What the task requires:
Give nothing except the number of lines containing the word "matplotlib".

Supplied information:
:::::

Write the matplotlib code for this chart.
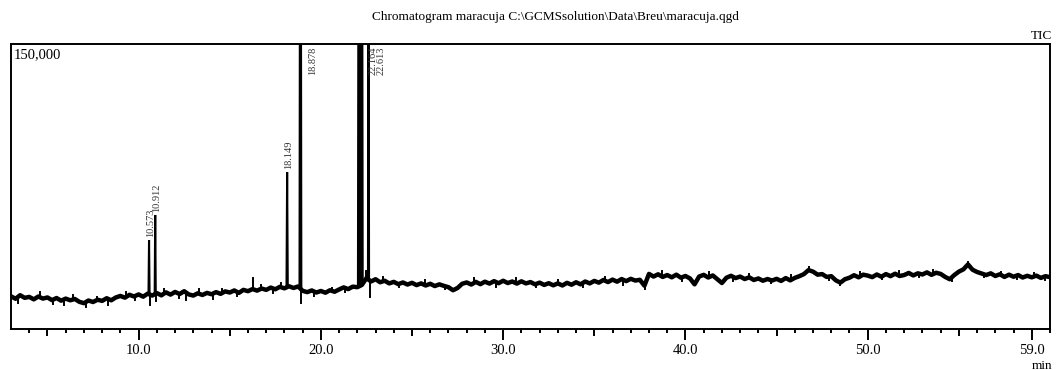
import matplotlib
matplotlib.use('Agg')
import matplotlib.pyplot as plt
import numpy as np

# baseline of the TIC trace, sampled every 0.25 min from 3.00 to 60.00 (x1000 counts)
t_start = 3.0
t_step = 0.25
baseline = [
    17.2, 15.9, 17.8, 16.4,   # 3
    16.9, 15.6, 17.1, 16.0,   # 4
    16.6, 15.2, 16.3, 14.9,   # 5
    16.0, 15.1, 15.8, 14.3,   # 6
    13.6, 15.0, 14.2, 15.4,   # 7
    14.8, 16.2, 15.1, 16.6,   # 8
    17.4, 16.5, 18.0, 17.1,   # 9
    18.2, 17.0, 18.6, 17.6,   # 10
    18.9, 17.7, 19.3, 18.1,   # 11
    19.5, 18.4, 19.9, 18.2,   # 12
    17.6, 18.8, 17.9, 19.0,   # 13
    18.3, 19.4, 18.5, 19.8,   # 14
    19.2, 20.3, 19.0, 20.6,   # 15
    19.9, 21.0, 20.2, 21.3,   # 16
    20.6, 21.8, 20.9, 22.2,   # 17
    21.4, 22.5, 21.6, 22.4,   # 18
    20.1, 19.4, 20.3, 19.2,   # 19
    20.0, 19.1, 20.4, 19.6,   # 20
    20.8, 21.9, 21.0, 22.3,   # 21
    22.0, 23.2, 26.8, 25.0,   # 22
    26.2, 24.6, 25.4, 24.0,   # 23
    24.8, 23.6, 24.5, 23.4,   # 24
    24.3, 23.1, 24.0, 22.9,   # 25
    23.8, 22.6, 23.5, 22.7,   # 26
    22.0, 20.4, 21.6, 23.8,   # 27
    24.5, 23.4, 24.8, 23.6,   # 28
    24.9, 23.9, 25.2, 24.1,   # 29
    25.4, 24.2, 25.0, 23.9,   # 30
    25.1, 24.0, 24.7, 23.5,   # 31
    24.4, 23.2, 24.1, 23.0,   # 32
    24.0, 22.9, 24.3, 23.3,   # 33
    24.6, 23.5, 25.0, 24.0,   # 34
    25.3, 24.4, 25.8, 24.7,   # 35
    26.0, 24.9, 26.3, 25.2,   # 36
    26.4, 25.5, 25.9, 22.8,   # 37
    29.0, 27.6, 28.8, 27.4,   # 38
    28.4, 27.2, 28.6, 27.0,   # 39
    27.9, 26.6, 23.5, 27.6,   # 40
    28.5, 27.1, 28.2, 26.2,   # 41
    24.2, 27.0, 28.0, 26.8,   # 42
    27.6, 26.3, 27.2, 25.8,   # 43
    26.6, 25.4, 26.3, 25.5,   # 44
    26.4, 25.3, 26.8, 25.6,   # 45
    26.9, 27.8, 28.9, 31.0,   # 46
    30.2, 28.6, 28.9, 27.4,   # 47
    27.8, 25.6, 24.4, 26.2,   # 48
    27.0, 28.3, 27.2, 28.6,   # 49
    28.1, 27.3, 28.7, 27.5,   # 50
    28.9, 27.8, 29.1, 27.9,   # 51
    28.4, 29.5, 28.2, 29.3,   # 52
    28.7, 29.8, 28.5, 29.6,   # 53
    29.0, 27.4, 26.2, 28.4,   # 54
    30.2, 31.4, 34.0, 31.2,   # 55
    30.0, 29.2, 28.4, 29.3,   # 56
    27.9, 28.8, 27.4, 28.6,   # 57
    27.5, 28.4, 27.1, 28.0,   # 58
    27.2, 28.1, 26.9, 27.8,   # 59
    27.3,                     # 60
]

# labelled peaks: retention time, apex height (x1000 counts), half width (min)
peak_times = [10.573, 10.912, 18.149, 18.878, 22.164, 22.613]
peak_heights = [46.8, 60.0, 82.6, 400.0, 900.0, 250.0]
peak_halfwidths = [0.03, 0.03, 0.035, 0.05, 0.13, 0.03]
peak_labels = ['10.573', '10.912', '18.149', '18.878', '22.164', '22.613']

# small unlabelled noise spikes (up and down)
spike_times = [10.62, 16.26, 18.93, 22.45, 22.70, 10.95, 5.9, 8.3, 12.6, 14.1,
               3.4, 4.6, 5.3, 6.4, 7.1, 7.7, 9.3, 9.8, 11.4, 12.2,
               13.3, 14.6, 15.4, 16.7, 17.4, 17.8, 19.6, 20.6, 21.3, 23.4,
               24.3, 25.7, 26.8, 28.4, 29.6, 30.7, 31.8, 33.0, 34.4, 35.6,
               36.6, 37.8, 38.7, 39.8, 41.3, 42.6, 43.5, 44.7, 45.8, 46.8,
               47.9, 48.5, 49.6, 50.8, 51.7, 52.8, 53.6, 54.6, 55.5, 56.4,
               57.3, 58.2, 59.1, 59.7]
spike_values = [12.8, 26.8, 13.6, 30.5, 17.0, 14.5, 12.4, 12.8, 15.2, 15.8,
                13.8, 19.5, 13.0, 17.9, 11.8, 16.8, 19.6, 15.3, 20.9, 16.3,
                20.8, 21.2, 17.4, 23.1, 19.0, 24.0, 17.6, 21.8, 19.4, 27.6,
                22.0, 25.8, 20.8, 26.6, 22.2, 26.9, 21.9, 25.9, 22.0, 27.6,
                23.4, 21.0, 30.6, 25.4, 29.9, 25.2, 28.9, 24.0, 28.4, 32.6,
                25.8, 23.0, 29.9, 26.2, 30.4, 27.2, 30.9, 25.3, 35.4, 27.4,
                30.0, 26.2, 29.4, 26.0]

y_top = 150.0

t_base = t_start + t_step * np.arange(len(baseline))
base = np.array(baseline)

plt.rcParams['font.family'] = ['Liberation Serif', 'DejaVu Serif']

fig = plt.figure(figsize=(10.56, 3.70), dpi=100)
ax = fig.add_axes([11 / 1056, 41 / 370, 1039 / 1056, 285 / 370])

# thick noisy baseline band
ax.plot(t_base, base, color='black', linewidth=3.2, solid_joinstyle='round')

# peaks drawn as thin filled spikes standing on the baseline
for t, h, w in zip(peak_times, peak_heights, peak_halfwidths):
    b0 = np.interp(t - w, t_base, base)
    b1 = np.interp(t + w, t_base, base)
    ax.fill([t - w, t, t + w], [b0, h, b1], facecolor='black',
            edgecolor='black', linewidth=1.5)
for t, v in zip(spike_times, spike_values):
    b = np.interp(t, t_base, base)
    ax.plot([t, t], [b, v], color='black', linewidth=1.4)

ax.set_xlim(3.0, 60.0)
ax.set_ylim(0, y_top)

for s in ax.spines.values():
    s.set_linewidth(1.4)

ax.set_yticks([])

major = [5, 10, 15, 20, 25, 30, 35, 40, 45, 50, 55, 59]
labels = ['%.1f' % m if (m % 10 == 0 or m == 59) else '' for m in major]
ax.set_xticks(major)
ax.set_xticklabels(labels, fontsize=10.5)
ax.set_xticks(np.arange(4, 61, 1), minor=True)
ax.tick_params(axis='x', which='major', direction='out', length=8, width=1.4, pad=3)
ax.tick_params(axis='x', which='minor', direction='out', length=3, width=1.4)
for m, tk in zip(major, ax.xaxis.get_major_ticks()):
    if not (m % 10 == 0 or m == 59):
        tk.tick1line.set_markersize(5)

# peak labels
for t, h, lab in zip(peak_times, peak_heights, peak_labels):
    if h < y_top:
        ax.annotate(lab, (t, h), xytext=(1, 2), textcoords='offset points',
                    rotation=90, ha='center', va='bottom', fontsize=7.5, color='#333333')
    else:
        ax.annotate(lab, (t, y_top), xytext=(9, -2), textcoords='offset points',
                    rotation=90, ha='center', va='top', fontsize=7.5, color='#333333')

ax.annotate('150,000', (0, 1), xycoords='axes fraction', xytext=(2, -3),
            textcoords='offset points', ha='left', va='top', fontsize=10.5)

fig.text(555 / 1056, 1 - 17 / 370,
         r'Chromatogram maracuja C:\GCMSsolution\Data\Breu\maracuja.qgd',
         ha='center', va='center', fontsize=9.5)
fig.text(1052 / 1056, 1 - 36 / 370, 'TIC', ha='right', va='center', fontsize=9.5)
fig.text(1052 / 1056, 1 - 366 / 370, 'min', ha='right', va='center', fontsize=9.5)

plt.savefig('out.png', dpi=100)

:::::

Written response:
4